DATASET EXTRACT:
----
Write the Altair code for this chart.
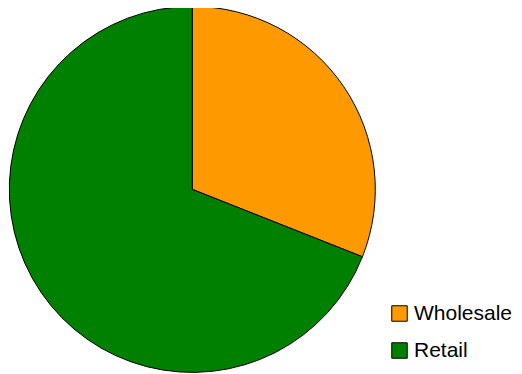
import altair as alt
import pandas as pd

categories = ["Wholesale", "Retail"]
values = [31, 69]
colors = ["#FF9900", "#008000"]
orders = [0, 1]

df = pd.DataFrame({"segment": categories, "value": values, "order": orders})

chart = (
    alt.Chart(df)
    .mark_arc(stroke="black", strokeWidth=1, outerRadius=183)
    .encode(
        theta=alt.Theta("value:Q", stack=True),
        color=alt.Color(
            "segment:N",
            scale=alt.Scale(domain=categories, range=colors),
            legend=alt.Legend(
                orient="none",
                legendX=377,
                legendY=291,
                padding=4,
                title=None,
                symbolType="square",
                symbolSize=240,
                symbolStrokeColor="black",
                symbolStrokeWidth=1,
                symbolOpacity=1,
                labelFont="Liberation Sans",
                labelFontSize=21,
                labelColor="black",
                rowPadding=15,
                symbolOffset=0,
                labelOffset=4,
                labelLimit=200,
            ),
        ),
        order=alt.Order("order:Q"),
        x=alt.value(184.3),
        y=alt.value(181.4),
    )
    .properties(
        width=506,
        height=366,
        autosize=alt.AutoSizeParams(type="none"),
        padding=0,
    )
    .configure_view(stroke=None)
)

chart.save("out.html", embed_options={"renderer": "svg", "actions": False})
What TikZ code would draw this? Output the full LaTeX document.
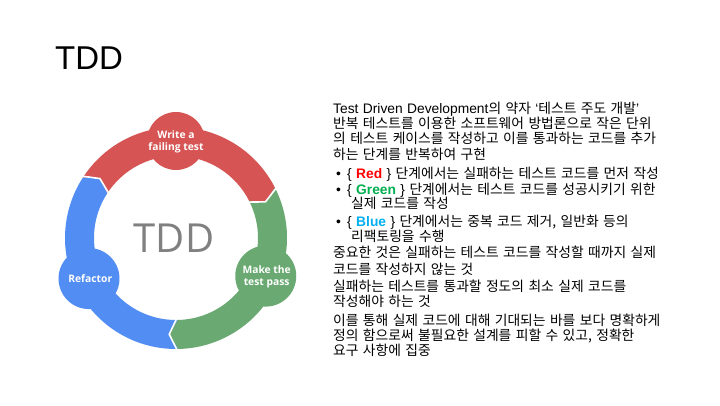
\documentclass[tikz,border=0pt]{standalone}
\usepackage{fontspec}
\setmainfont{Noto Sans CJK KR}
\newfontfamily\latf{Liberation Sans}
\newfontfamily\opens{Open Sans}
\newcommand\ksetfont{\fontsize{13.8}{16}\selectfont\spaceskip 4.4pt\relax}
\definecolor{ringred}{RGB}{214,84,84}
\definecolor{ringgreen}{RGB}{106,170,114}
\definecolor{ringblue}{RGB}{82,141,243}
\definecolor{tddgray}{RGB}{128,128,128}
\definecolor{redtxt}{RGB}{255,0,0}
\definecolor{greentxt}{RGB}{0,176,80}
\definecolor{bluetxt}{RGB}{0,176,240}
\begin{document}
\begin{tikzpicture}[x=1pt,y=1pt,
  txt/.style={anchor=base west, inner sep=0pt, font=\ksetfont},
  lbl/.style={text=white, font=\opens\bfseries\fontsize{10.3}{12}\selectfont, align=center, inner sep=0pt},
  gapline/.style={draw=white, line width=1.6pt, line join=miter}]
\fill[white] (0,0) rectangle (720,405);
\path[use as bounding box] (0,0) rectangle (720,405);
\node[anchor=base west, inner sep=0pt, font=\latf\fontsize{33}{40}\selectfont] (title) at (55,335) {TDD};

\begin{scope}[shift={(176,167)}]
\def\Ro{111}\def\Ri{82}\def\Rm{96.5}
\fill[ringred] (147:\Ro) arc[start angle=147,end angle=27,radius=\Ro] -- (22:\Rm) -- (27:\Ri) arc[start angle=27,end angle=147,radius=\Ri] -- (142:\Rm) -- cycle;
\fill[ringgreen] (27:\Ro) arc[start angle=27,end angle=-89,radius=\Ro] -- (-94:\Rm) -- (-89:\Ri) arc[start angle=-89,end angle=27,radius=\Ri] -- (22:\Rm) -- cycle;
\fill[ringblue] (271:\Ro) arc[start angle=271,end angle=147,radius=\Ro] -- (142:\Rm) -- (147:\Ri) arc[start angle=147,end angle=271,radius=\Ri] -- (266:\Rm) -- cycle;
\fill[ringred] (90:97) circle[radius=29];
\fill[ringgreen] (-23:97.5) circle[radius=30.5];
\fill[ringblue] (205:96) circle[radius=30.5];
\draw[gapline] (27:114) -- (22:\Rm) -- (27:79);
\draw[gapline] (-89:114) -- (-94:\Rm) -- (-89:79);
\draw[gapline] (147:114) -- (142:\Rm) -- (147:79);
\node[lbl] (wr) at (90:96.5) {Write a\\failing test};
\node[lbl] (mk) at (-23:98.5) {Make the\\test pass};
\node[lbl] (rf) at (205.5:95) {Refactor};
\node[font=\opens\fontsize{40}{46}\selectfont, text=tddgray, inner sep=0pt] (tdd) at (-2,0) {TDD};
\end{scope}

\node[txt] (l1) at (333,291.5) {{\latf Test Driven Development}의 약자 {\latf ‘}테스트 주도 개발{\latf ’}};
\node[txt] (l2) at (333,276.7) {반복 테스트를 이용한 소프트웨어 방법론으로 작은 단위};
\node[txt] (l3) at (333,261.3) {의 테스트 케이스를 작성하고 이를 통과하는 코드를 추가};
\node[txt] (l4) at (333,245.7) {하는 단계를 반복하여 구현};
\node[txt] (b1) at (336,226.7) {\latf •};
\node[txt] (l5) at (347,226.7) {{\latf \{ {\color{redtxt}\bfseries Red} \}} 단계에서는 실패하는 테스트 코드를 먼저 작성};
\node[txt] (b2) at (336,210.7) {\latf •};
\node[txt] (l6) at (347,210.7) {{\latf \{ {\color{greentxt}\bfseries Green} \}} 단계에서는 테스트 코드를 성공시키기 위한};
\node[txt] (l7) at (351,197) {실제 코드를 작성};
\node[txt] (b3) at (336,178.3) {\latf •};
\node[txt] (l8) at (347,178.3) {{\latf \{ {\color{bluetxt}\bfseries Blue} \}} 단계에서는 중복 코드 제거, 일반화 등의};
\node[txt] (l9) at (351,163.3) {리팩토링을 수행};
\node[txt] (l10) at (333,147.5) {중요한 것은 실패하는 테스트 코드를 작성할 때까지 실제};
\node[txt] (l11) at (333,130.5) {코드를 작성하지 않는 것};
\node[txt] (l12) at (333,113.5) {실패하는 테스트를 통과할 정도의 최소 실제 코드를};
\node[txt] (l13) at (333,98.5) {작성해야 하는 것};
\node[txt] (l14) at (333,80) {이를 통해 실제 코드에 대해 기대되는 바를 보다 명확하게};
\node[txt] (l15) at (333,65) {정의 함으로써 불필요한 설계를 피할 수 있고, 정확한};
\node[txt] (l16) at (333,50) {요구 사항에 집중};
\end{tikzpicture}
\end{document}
----
TASK BRIEF:
Except for the pictures, print the data above exactly.

EXERCISE ANSWER:
Write the Altair code for this chart.
import altair as alt
import pandas as pd

categories = ["Wholesale", "Retail"]
values = [31, 69]
colors = ["#FF9900", "#008000"]
orders = [0, 1]

df = pd.DataFrame({"segment": categories, "value": values, "order": orders})

chart = (
    alt.Chart(df)
    .mark_arc(stroke="black", strokeWidth=1, outerRadius=183)
    .encode(
        theta=alt.Theta("value:Q", stack=True),
        color=alt.Color(
            "segment:N",
            scale=alt.Scale(domain=categories, range=colors),
            legend=alt.Legend(
                orient="none",
                legendX=377,
                legendY=291,
                padding=4,
                title=None,
                symbolType="square",
                symbolSize=240,
                symbolStrokeColor="black",
                symbolStrokeWidth=1,
                symbolOpacity=1,
                labelFont="Liberation Sans",
                labelFontSize=21,
                labelColor="black",
                rowPadding=15,
                symbolOffset=0,
                labelOffset=4,
                labelLimit=200,
            ),
        ),
        order=alt.Order("order:Q"),
        x=alt.value(184.3),
        y=alt.value(181.4),
    )
    .properties(
        width=506,
        height=366,
        autosize=alt.AutoSizeParams(type="none"),
        padding=0,
    )
    .configure_view(stroke=None)
)

chart.save("out.html", embed_options={"renderer": "svg", "actions": False})
What TikZ code would draw this? Output the full LaTeX document.
\documentclass[tikz,border=0pt]{standalone}
\usepackage{fontspec}
\setmainfont{Noto Sans CJK KR}
\newfontfamily\latf{Liberation Sans}
\newfontfamily\opens{Open Sans}
\newcommand\ksetfont{\fontsize{13.8}{16}\selectfont\spaceskip 4.4pt\relax}
\definecolor{ringred}{RGB}{214,84,84}
\definecolor{ringgreen}{RGB}{106,170,114}
\definecolor{ringblue}{RGB}{82,141,243}
\definecolor{tddgray}{RGB}{128,128,128}
\definecolor{redtxt}{RGB}{255,0,0}
\definecolor{greentxt}{RGB}{0,176,80}
\definecolor{bluetxt}{RGB}{0,176,240}
\begin{document}
\begin{tikzpicture}[x=1pt,y=1pt,
  txt/.style={anchor=base west, inner sep=0pt, font=\ksetfont},
  lbl/.style={text=white, font=\opens\bfseries\fontsize{10.3}{12}\selectfont, align=center, inner sep=0pt},
  gapline/.style={draw=white, line width=1.6pt, line join=miter}]
\fill[white] (0,0) rectangle (720,405);
\path[use as bounding box] (0,0) rectangle (720,405);
\node[anchor=base west, inner sep=0pt, font=\latf\fontsize{33}{40}\selectfont] (title) at (55,335) {TDD};

\begin{scope}[shift={(176,167)}]
\def\Ro{111}\def\Ri{82}\def\Rm{96.5}
\fill[ringred] (147:\Ro) arc[start angle=147,end angle=27,radius=\Ro] -- (22:\Rm) -- (27:\Ri) arc[start angle=27,end angle=147,radius=\Ri] -- (142:\Rm) -- cycle;
\fill[ringgreen] (27:\Ro) arc[start angle=27,end angle=-89,radius=\Ro] -- (-94:\Rm) -- (-89:\Ri) arc[start angle=-89,end angle=27,radius=\Ri] -- (22:\Rm) -- cycle;
\fill[ringblue] (271:\Ro) arc[start angle=271,end angle=147,radius=\Ro] -- (142:\Rm) -- (147:\Ri) arc[start angle=147,end angle=271,radius=\Ri] -- (266:\Rm) -- cycle;
\fill[ringred] (90:97) circle[radius=29];
\fill[ringgreen] (-23:97.5) circle[radius=30.5];
\fill[ringblue] (205:96) circle[radius=30.5];
\draw[gapline] (27:114) -- (22:\Rm) -- (27:79);
\draw[gapline] (-89:114) -- (-94:\Rm) -- (-89:79);
\draw[gapline] (147:114) -- (142:\Rm) -- (147:79);
\node[lbl] (wr) at (90:96.5) {Write a\\failing test};
\node[lbl] (mk) at (-23:98.5) {Make the\\test pass};
\node[lbl] (rf) at (205.5:95) {Refactor};
\node[font=\opens\fontsize{40}{46}\selectfont, text=tddgray, inner sep=0pt] (tdd) at (-2,0) {TDD};
\end{scope}

\node[txt] (l1) at (333,291.5) {{\latf Test Driven Development}의 약자 {\latf ‘}테스트 주도 개발{\latf ’}};
\node[txt] (l2) at (333,276.7) {반복 테스트를 이용한 소프트웨어 방법론으로 작은 단위};
\node[txt] (l3) at (333,261.3) {의 테스트 케이스를 작성하고 이를 통과하는 코드를 추가};
\node[txt] (l4) at (333,245.7) {하는 단계를 반복하여 구현};
\node[txt] (b1) at (336,226.7) {\latf •};
\node[txt] (l5) at (347,226.7) {{\latf \{ {\color{redtxt}\bfseries Red} \}} 단계에서는 실패하는 테스트 코드를 먼저 작성};
\node[txt] (b2) at (336,210.7) {\latf •};
\node[txt] (l6) at (347,210.7) {{\latf \{ {\color{greentxt}\bfseries Green} \}} 단계에서는 테스트 코드를 성공시키기 위한};
\node[txt] (l7) at (351,197) {실제 코드를 작성};
\node[txt] (b3) at (336,178.3) {\latf •};
\node[txt] (l8) at (347,178.3) {{\latf \{ {\color{bluetxt}\bfseries Blue} \}} 단계에서는 중복 코드 제거, 일반화 등의};
\node[txt] (l9) at (351,163.3) {리팩토링을 수행};
\node[txt] (l10) at (333,147.5) {중요한 것은 실패하는 테스트 코드를 작성할 때까지 실제};
\node[txt] (l11) at (333,130.5) {코드를 작성하지 않는 것};
\node[txt] (l12) at (333,113.5) {실패하는 테스트를 통과할 정도의 최소 실제 코드를};
\node[txt] (l13) at (333,98.5) {작성해야 하는 것};
\node[txt] (l14) at (333,80) {이를 통해 실제 코드에 대해 기대되는 바를 보다 명확하게};
\node[txt] (l15) at (333,65) {정의 함으로써 불필요한 설계를 피할 수 있고, 정확한};
\node[txt] (l16) at (333,50) {요구 사항에 집중};
\end{tikzpicture}
\end{document}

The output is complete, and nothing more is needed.